While there are real estate investors who work alone, there are others who go into a partnership to secure various properties. Determining the kind of property ownership is important because it comes with different legal responsibilities and obligations like bankruptcy and inheritability. If you're an aspiring real estate investor, here are some things you need to know about the different kinds of real estate ownership and how you can take advantage of them:

1.) Severality - Severality is a kind of ownership where the real estate property is controlled by one person or legal representative. Ownership in severality can provide the owner complete control of the land or property and can choose to do whatever he wants to (selling, leasing, etc) without the need for consultation of other parties.

2.) Co-owned properties - This is the opposite of ownership by severality; co-owned properties are comprised of two or more owners and they each share the same legal rights. There are different kinds of co-ownerships and these are just some of the following:

a. Tenancy in common provides owners with a certain fraction of interest of a property and is divided into equal shares. This kind of co-ownership lists all the owners on the property's title, including the amount of their ownership.
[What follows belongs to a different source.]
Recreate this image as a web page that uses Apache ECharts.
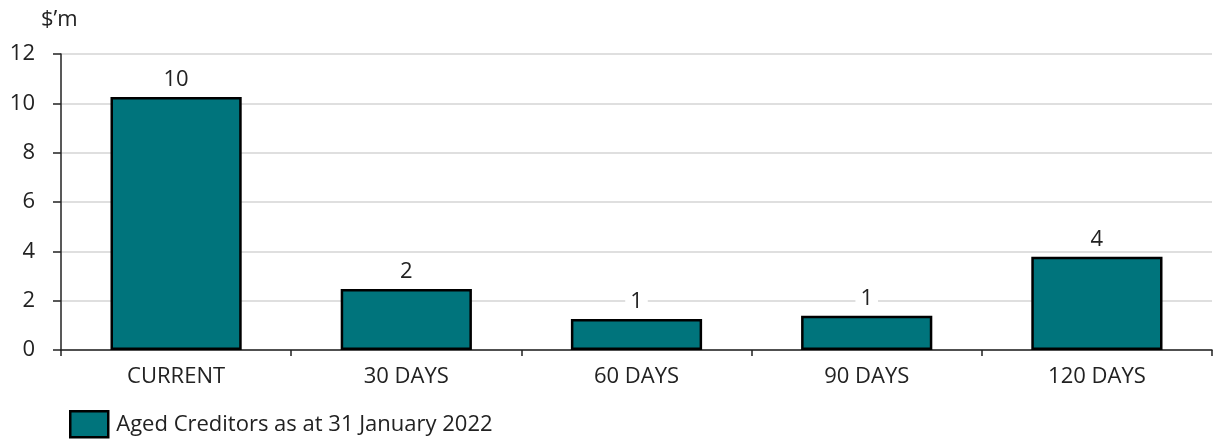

b. Joint tenancy is nearly similar to tenancy in common but with one difference: undivided interest among joint tenants is present and use of property is allowed but co-owners are not allowed to sell a piece of the property without consent from the other owners.

c. Tenancy by the entirety is similar to joint tenancy (undivided interests among tenants) but ownership is limited to two people only and they must be married.

Knowing the kinds of real estate ownership you are going into is important because it will affect you and your partners in the long run. Even if you have no plans of entering a partnership with other people, it's still important for you, as an investor, to know what you can expect from other forms of ownerships. This will allow you to come up with more effective marketing plans that can bolster your income.